A useful workflow usually has four lanes:

1. Routine daily updates

Meals, naps, photos, activities, and ordinary classroom notes.

2. Operational updates

Reminders, calendar notices, supply needs, classroom events, and schedule changes.

3. Sensitive updates

Illness concerns, behavioral incidents, injuries, or conversations that deserve more context and care.

4. Urgent updates

Closures, emergency issues, immediate pickup changes, or anything time-sensitive enough that a missed message would create a real problem.

Those lanes should line up with the broader expectations in Daycare Communication Policy and the examples in Daycare Weather Closure Communication.

Match each lane to a default channel

The workflow gets easier when every lane has a natural home.

For example:

  • App feed: routine daily updates
  • Email: policy reminders, newsletters, and non-urgent administrative notes
  • Direct phone call or priority alert: urgent time-sensitive issues
  • Structured direct communication: sensitive child-specific updates

Families do not need to memorize a diagram, but they should feel the pattern.
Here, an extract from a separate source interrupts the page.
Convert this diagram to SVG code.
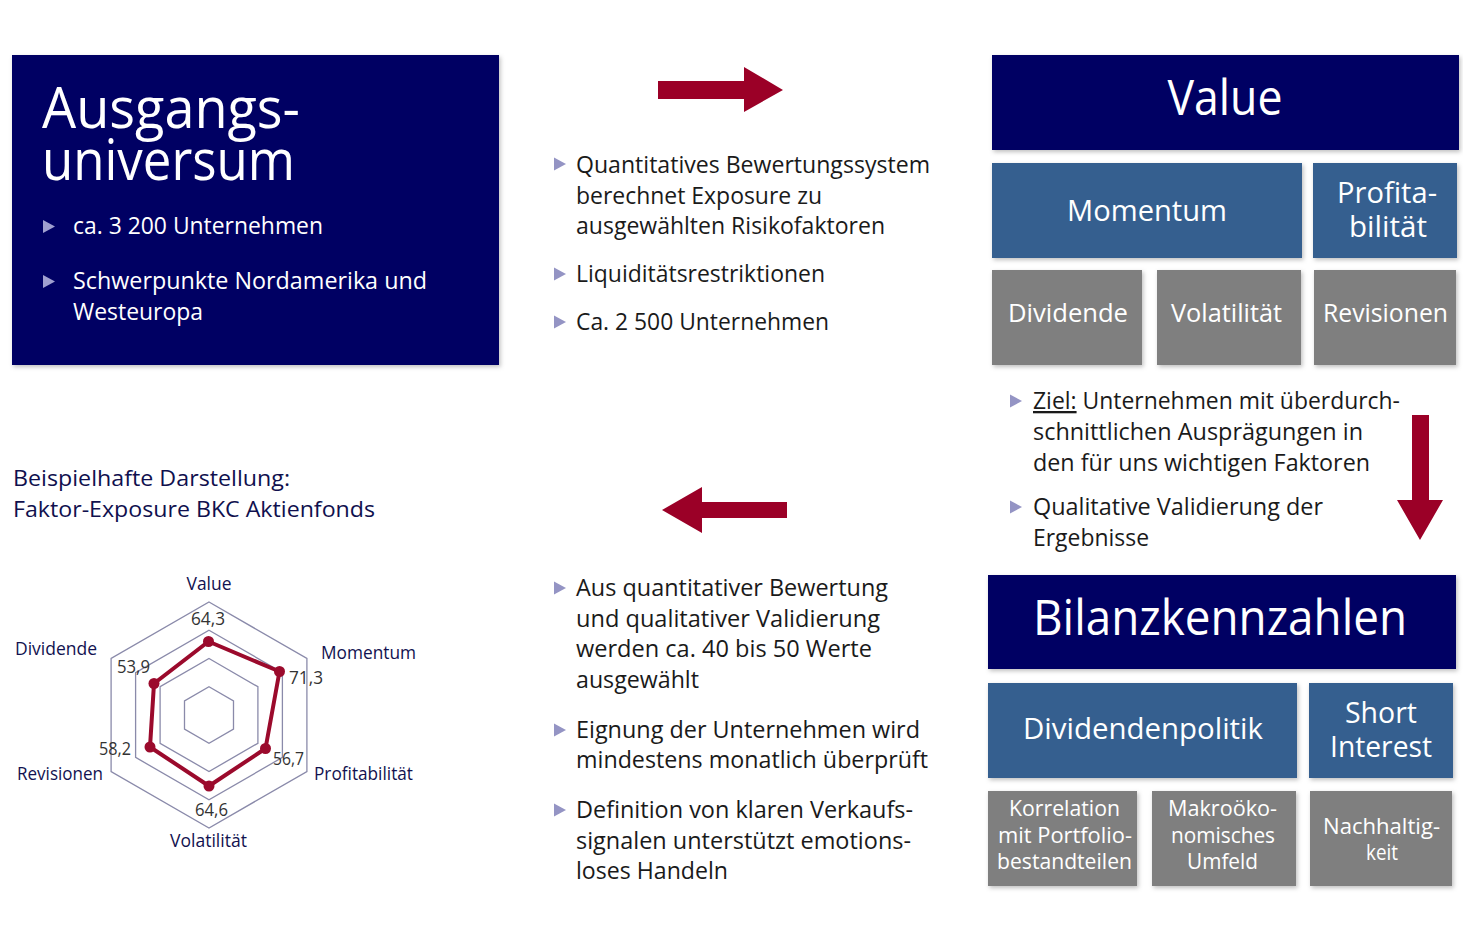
<svg xmlns="http://www.w3.org/2000/svg" width="1463" height="942" viewBox="0 0 1463 942">
<style>
text{font-family:"Open Sans","Noto Sans","Liberation Sans",sans-serif;}
.navy{fill:#000064;}
.mid{fill:#355F8F;}
.gray{fill:#7F7F7F;}
.wt{fill:#ffffff;}
.body{fill:#1a1a1a;font-size:23px;}
.bl{fill:#ffffff;font-size:23px;}
.bul{fill:#9494C4;}
.bulw{fill:#A0A0D0;}
.grid{fill:none;stroke:#8A8AAA;stroke-width:1.3;}
.lbl{fill:#121250;font-size:18px;}
.val{fill:#333333;font-size:18px;}
.arrow{fill:#9B0027;}
</style>
<defs>
<filter id="sh" x="-5%" y="-5%" width="112%" height="115%">
<feDropShadow dx="1.5" dy="2" stdDeviation="2" flood-color="#000" flood-opacity="0.25"/>
</filter>
<polygon id="tri" points="0,-6.5 12,0 0,6.5"/>
</defs>

<g id="connectors">
<polygon class="arrow" points="658,81 744,81 744,67 783,90 744,112 744,99 658,99"/>
<polygon class="arrow" points="787,502 702,502 702,487 662,510 702,533 702,518 787,518"/>
<polygon class="arrow" points="1412,415 1429,415 1429,500 1443,500 1420,540 1397,500 1412,500"/>
</g>

<g id="ausgangsuniversum">
<rect class="navy" x="12" y="55" width="487" height="310" filter="url(#sh)"/>
<text class="wt" x="42" y="128" font-size="57" textLength="258" lengthAdjust="spacingAndGlyphs">Ausgangs-</text>
<text class="wt" x="42" y="180" font-size="57" textLength="253" lengthAdjust="spacingAndGlyphs">universum</text>
<use href="#tri" class="bulw" x="43" y="226.5"/>
<text class="bl" x="73" y="234" textLength="250" lengthAdjust="spacingAndGlyphs">ca. 3 200 Unternehmen</text>
<use href="#tri" class="bulw" x="43" y="281.5"/>
<text class="bl" x="73" y="289" textLength="354" lengthAdjust="spacingAndGlyphs">Schwerpunkte Nordamerika und</text>
<text class="bl" x="73" y="320" textLength="130" lengthAdjust="spacingAndGlyphs">Westeuropa</text>
</g>

<g id="text-quant">
<use href="#tri" class="bul" x="554" y="164"/>
<text class="body" x="576" y="173" textLength="354" lengthAdjust="spacingAndGlyphs">Quantitatives Bewertungssystem</text>
<text class="body" x="576" y="204" textLength="246" lengthAdjust="spacingAndGlyphs">berechnet Exposure zu</text>
<text class="body" x="576" y="234" textLength="309" lengthAdjust="spacingAndGlyphs">ausgewählten Risikofaktoren</text>
<use href="#tri" class="bul" x="554" y="274"/>
<text class="body" x="576" y="282" textLength="249" lengthAdjust="spacingAndGlyphs">Liquiditätsrestriktionen</text>
<use href="#tri" class="bul" x="554" y="322"/>
<text class="body" x="576" y="330" textLength="253" lengthAdjust="spacingAndGlyphs">Ca. 2 500 Unternehmen</text>
</g>

<g id="value">
<rect class="navy" x="992" y="55" width="467" height="95" filter="url(#sh)"/>
<text class="wt" x="1225" y="115" font-size="50" text-anchor="middle" textLength="115" lengthAdjust="spacingAndGlyphs">Value</text>
</g>
<g id="momentum">
<rect class="mid" x="992" y="163" width="310" height="95" filter="url(#sh)"/>
<text class="wt" x="1147" y="221" font-size="30" text-anchor="middle" textLength="160" lengthAdjust="spacingAndGlyphs">Momentum</text>
</g>
<g id="profitabilitaet">
<rect class="mid" x="1313" y="163" width="144" height="95" filter="url(#sh)"/>
<text class="wt" x="1387" y="203" font-size="29" text-anchor="middle" textLength="100" lengthAdjust="spacingAndGlyphs">Profita-</text>
<text class="wt" x="1388" y="237" font-size="29" text-anchor="middle" textLength="78" lengthAdjust="spacingAndGlyphs">bilität</text>
</g>
<g id="dividende">
<rect class="gray" x="992" y="270" width="150" height="95" filter="url(#sh)"/>
<text class="wt" x="1068" y="322" font-size="26" text-anchor="middle" textLength="120" lengthAdjust="spacingAndGlyphs">Dividende</text>
</g>
<g id="volatilitaet">
<rect class="gray" x="1157" y="270" width="144" height="95" filter="url(#sh)"/>
<text class="wt" x="1226.5" y="322" font-size="26" text-anchor="middle" textLength="111" lengthAdjust="spacingAndGlyphs">Volatilität</text>
</g>
<g id="revisionen">
<rect class="gray" x="1314" y="270" width="142" height="95" filter="url(#sh)"/>
<text class="wt" x="1385.5" y="322" font-size="26" text-anchor="middle" textLength="125" lengthAdjust="spacingAndGlyphs">Revisionen</text>
</g>

<g id="text-ziel">
<use href="#tri" class="bul" x="1010" y="401"/>
<text class="body" x="1033" y="409" textLength="367" lengthAdjust="spacingAndGlyphs"><tspan text-decoration="underline">Ziel:</tspan> Unternehmen mit überdurch-</text>
<text class="body" x="1033" y="440" textLength="330" lengthAdjust="spacingAndGlyphs">schnittlichen Ausprägungen in</text>
<text class="body" x="1033" y="471" textLength="337" lengthAdjust="spacingAndGlyphs">den für uns wichtigen Faktoren</text>
<use href="#tri" class="bul" x="1010" y="507"/>
<text class="body" x="1033" y="515" textLength="290" lengthAdjust="spacingAndGlyphs">Qualitative Validierung der</text>
<text class="body" x="1033" y="546" textLength="116" lengthAdjust="spacingAndGlyphs">Ergebnisse</text>
</g>

<g id="bilanzkennzahlen">
<rect class="navy" x="988" y="575" width="468" height="94" filter="url(#sh)"/>
<text class="wt" x="1220" y="635" font-size="50" text-anchor="middle" textLength="374" lengthAdjust="spacingAndGlyphs">Bilanzkennzahlen</text>
</g>
<g id="dividendenpolitik">
<rect class="mid" x="988" y="683" width="309" height="95" filter="url(#sh)"/>
<text class="wt" x="1143" y="739" font-size="30" text-anchor="middle" textLength="240" lengthAdjust="spacingAndGlyphs">Dividendenpolitik</text>
</g>
<g id="short-interest">
<rect class="mid" x="1309" y="683" width="144" height="95" filter="url(#sh)"/>
<text class="wt" x="1381" y="723" font-size="29" text-anchor="middle" textLength="72" lengthAdjust="spacingAndGlyphs">Short</text>
<text class="wt" x="1381" y="757" font-size="29" text-anchor="middle" textLength="102" lengthAdjust="spacingAndGlyphs">Interest</text>
</g>
<g id="korrelation">
<rect class="gray" x="988" y="791" width="149" height="95" filter="url(#sh)"/>
<text class="wt" x="1064.5" y="816" font-size="22" text-anchor="middle" textLength="111" lengthAdjust="spacingAndGlyphs">Korrelation</text>
<text class="wt" x="1065" y="843" font-size="22" text-anchor="middle" textLength="134" lengthAdjust="spacingAndGlyphs">mit Portfolio-</text>
<text class="wt" x="1064.5" y="869" font-size="22" text-anchor="middle" textLength="135" lengthAdjust="spacingAndGlyphs">bestandteilen</text>
</g>
<g id="makrooekonomisches-umfeld">
<rect class="gray" x="1152" y="791" width="144" height="95" filter="url(#sh)"/>
<text class="wt" x="1222.5" y="816" font-size="22" text-anchor="middle" textLength="109" lengthAdjust="spacingAndGlyphs">Makroöko-</text>
<text class="wt" x="1223" y="843" font-size="22" text-anchor="middle" textLength="104" lengthAdjust="spacingAndGlyphs">nomisches</text>
<text class="wt" x="1222.5" y="869" font-size="22" text-anchor="middle" textLength="71" lengthAdjust="spacingAndGlyphs">Umfeld</text>
</g>
<g id="nachhaltigkeit">
<rect class="gray" x="1310" y="791" width="142" height="95" filter="url(#sh)"/>
<text class="wt" x="1381.5" y="834" font-size="22" text-anchor="middle" textLength="117" lengthAdjust="spacingAndGlyphs">Nachhaltig-</text>
<text class="wt" x="1382" y="860" font-size="22" text-anchor="middle" textLength="32" lengthAdjust="spacingAndGlyphs">keit</text>
</g>

<g id="text-auswahl">
<use href="#tri" class="bul" x="554" y="588"/>
<text class="body" x="576" y="596" textLength="312" lengthAdjust="spacingAndGlyphs">Aus quantitativer Bewertung</text>
<text class="body" x="576" y="627" textLength="304" lengthAdjust="spacingAndGlyphs">und qualitativer Validierung</text>
<text class="body" x="576" y="657" textLength="296" lengthAdjust="spacingAndGlyphs">werden ca. 40 bis 50 Werte</text>
<text class="body" x="576" y="688" textLength="123" lengthAdjust="spacingAndGlyphs">ausgewählt</text>
<use href="#tri" class="bul" x="554" y="730"/>
<text class="body" x="576" y="738" textLength="344" lengthAdjust="spacingAndGlyphs">Eignung der Unternehmen wird</text>
<text class="body" x="576" y="768" textLength="352" lengthAdjust="spacingAndGlyphs">mindestens monatlich überprüft</text>
<use href="#tri" class="bul" x="554" y="810"/>
<text class="body" x="576" y="818" textLength="337" lengthAdjust="spacingAndGlyphs">Definition von klaren Verkaufs-</text>
<text class="body" x="576" y="849" textLength="335" lengthAdjust="spacingAndGlyphs">signalen unterstützt emotions-</text>
<text class="body" x="576" y="879" textLength="152" lengthAdjust="spacingAndGlyphs">loses Handeln</text>
</g>

<g id="chart-title">
<text x="13" y="486" font-size="21" fill="#10104E" textLength="277" lengthAdjust="spacingAndGlyphs">Beispielhafte Darstellung:</text>
<text x="13" y="517" font-size="21" fill="#10104E" textLength="362" lengthAdjust="spacingAndGlyphs">Faktor-Exposure BKC Aktienfonds</text>
</g>

<g id="radar-chart">
<polygon class="grid" points="209,602 306.9,658.5 306.9,771.5 209,828 111.1,771.5 111.1,658.5"/>
<polygon class="grid" points="209,630.25 282.4,672.6 282.4,757.4 209,799.75 135.6,757.4 135.6,672.6"/>
<polygon class="grid" points="209,658.5 257.9,686.75 257.9,743.25 209,771.5 160.1,743.25 160.1,686.75"/>
<polygon class="grid" points="209,686.75 233.5,700.9 233.5,729.1 209,743.25 184.5,729.1 184.5,700.9"/>
<polygon points="208.5,641.5 279.5,671.5 265.5,748.5 209,786 150,747 154,683.5" fill="none" stroke="#9B0A2C" stroke-width="4" stroke-linejoin="round"/>
<g fill="#9B0A2C">
<circle cx="208.5" cy="641.5" r="5.5"/>
<circle cx="279.5" cy="671.5" r="5.5"/>
<circle cx="265.5" cy="748.5" r="5.5"/>
<circle cx="209" cy="786" r="5.5"/>
<circle cx="150" cy="747" r="5.5"/>
<circle cx="154" cy="683.5" r="5.5"/>
</g>
<text class="lbl" x="209" y="590" text-anchor="middle" textLength="45" lengthAdjust="spacingAndGlyphs">Value</text>
<text class="lbl" x="15" y="655" textLength="82" lengthAdjust="spacingAndGlyphs">Dividende</text>
<text class="lbl" x="321" y="659" textLength="95" lengthAdjust="spacingAndGlyphs">Momentum</text>
<text class="lbl" x="17" y="780" textLength="86" lengthAdjust="spacingAndGlyphs">Revisionen</text>
<text class="lbl" x="314" y="780" textLength="99" lengthAdjust="spacingAndGlyphs">Profitabilität</text>
<text class="lbl" x="208.5" y="847" text-anchor="middle" textLength="77" lengthAdjust="spacingAndGlyphs">Volatilität</text>
<text class="val" x="208" y="625" text-anchor="middle" textLength="34" lengthAdjust="spacingAndGlyphs">64,3</text>
<text class="val" x="117" y="673" textLength="33" lengthAdjust="spacingAndGlyphs">53,9</text>
<text class="val" x="289" y="684" textLength="34" lengthAdjust="spacingAndGlyphs">71,3</text>
<text class="val" x="99" y="755" textLength="32" lengthAdjust="spacingAndGlyphs">58,2</text>
<text class="val" x="273" y="765" textLength="31" lengthAdjust="spacingAndGlyphs">56,7</text>
<text class="val" x="211.5" y="816" text-anchor="middle" textLength="33" lengthAdjust="spacingAndGlyphs">64,6</text>
</g>
</svg>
Assign ownership before problems happen

A workflow is not real until someone owns each lane.

Questions worth answering:

  • Who sends closure alerts?
  • Who follows up on waitlist updates?
  • Who responds to non-urgent app questions?
  • Who handles sensitive parent conversations?
  • When should a classroom issue move to leadership?

If the ownership is unclear internally, the experience will feel inconsistent externally.
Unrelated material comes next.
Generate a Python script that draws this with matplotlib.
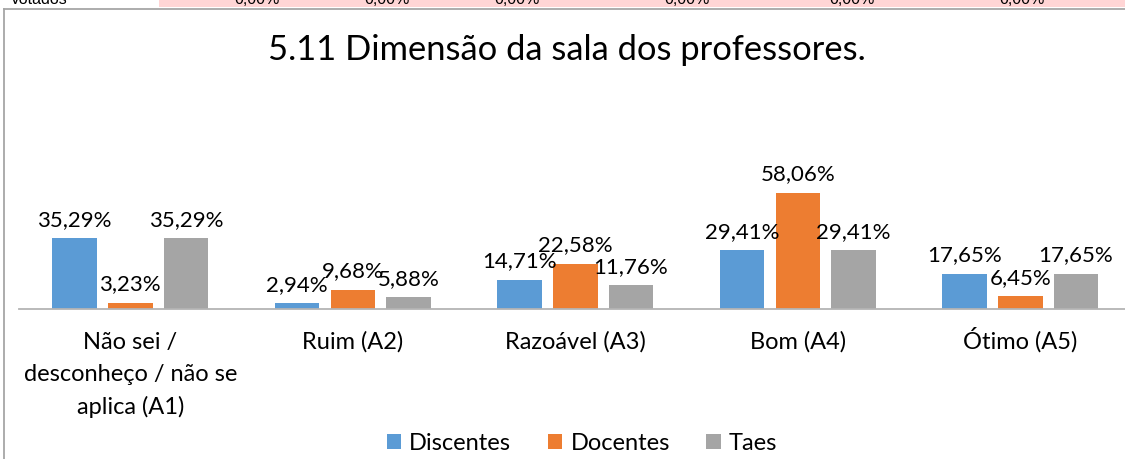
import matplotlib.pyplot as plt
from matplotlib.patches import Patch, Rectangle
from matplotlib.lines import Line2D
import numpy as np

# dados do gráfico
categorias = ['Não sei /\ndesconheço / não se\naplica (A1)', 'Ruim (A2)',
              'Razoável (A3)', 'Bom (A4)', 'Ótimo (A5)']
series = ['Discentes', 'Docentes', 'Taes']
discentes = [35.29, 2.94, 14.71, 29.41, 17.65]
docentes = [3.23, 9.68, 22.58, 58.06, 6.45]
taes = [35.29, 5.88, 11.76, 29.41, 17.65]
cores = ['#5B9BD5', '#ED7D31', '#A5A5A5']

# linha da planilha que aparece cortada acima do gráfico
linha_topo = ['0,00%'] * 6
linha_topo_x = [257, 387, 517, 687, 852, 1022]

W, H = 1125, 459
PX = 0.72  # pontos por pixel com dpi=100
plt.rcParams['font.family'] = ['Lato', 'DejaVu Sans']

fig = plt.figure(figsize=(W / 100, H / 100), dpi=100)

# faixa rosa com os textos cortados
fig.add_artist(Rectangle((159 / W, 1 - 7 / H), 1, 7 / H, transform=fig.transFigure,
                         facecolor='#ffd5d5', edgecolor='none'))
fig.text(68 / W, 1 - 4.5 / H, 'Votados', ha='right', va='baseline',
         fontsize=11.5, family='Liberation Sans', color='black')
for txt, x in zip(linha_topo, linha_topo_x):
    fig.text(x / W, 1 - 4.5 / H, txt, ha='center', va='baseline',
             fontsize=11.5, family='Liberation Sans', color='black')

# borda da área do gráfico
borda = '#a6a6a6'
fig.add_artist(Line2D([4 / W, 4 / W], [0, 1 - 8.5 / H], transform=fig.transFigure,
                      color=borda, lw=1.3))
fig.add_artist(Line2D([4 / W, 1], [1 - 8.5 / H, 1 - 8.5 / H], transform=fig.transFigure,
                      color=borda, lw=1.3))

# eixo ocupa de x=19 px até além da borda direita
ax = fig.add_axes([19 / W, 150 / H, 1112.5 / W, 140 / H])
x = np.arange(len(categorias))
largura = 0.2
passo = 0.25

for i, (nome, valores) in enumerate(zip(series, [discentes, docentes, taes])):
    barras = ax.bar(x + (i - 1) * passo, valores, largura, color=cores[i], label=nome)
    rotulos = [f'{v:.2f}%'.replace('.', ',') for v in valores]
    ax.bar_label(barras, labels=rotulos, padding=6, fontsize=16, color='#000000')

ax.set_xlim(-0.5, len(categorias) - 0.5)
ax.set_ylim(0, 70)
ax.set_xticks([])
ax.set_yticks([])
for lado in ['top', 'right', 'left']:
    ax.spines[lado].set_visible(False)
ax.spines['bottom'].set_color('#b4b4b4')
ax.spines['bottom'].set_linewidth(1.3)
ax.set_facecolor('none')

# rótulos das categorias, linha a linha, alinhados pela linha de base
for xi, cat in zip(x, categorias):
    for j, linha in enumerate(cat.split('\n')):
        ax.annotate(linha, xy=(xi, 0), xycoords=('data', 'axes fraction'),
                    xytext=(0, -(39.5 + 32.7 * j) * PX), textcoords='offset points',
                    ha='center', va='baseline', fontsize=17, annotation_clip=False)

fig.text(567 / W, 1 - 50 / H, '5.11 Dimensão da sala dos professores.',
         ha='center', va='center', fontsize=24.8)

handles = [Patch(facecolor=c, edgecolor='none') for c in cores]
fig.legend(handles, series, loc='center', bbox_to_anchor=(582 / W, 16 / H),
           ncol=3, frameon=False, fontsize=17, handlelength=0.61, handleheight=0.61,
           handletextpad=0.35, columnspacing=1.55)

fig.savefig('out.png', dpi=100)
Protect routine communication from urgent communication

Many centers accidentally create alert fatigue.

If every small notice gets sent with the same energy as a time-sensitive issue, families stop paying attention.
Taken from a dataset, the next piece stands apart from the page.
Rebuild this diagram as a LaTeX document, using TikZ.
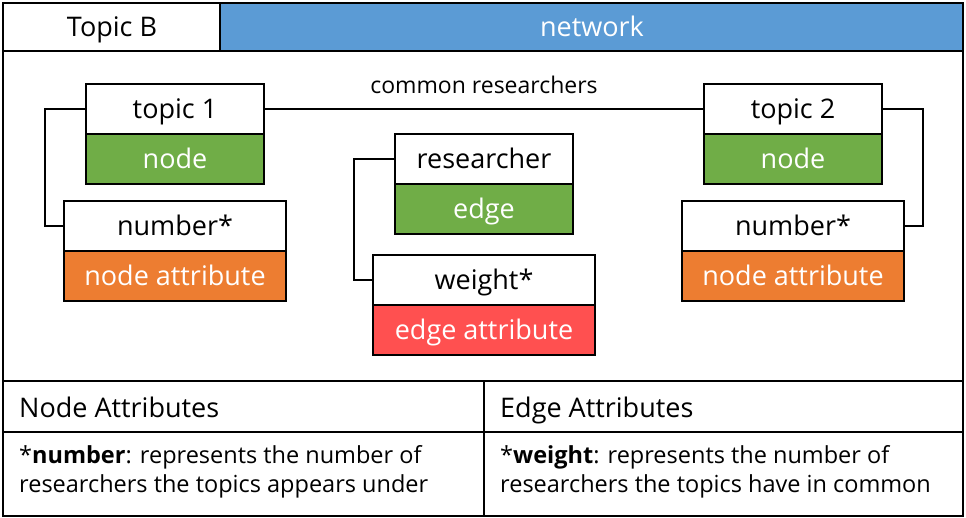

That is why routine updates should feel steady, while urgent messages should be rare, noticeable, and unmistakable.

For day-to-day family confidence, Daycare Daily Report Template is a helpful companion page.

Build escalation rules for harder moments

Some messages start in one lane and need to move to another.

A minor classroom note may become a direct family conversation. A policy question may turn into a director-level issue. A closure warning may shift from email to urgent alert.

Your workflow should define when that escalation happens.

That is also why Daycare Incident Report Communication matters so much. Sensitive moments need a more deliberate path than ordinary updates.

Review the workflow after real use

The best workflows are refined after the center watches where confusion actually shows up.

Look for:

  • repeated family questions about where updates live
  • important notices with low response or acknowledgment
  • staff uncertainty about which channel to use
  • too many urgent-style messages for routine issues

That kind of review works especially well alongside a broader Daycare Communication Audit.

Design a parent communication workflow that keeps routine updates calm and urgent alerts unmistakable →

The right workflow makes communication feel lighter

A strong daycare communication workflow does not add bureaucracy.

It removes ambiguity.

When families know what kind of message they are getting and staff know how to send it, the whole system feels more dependable.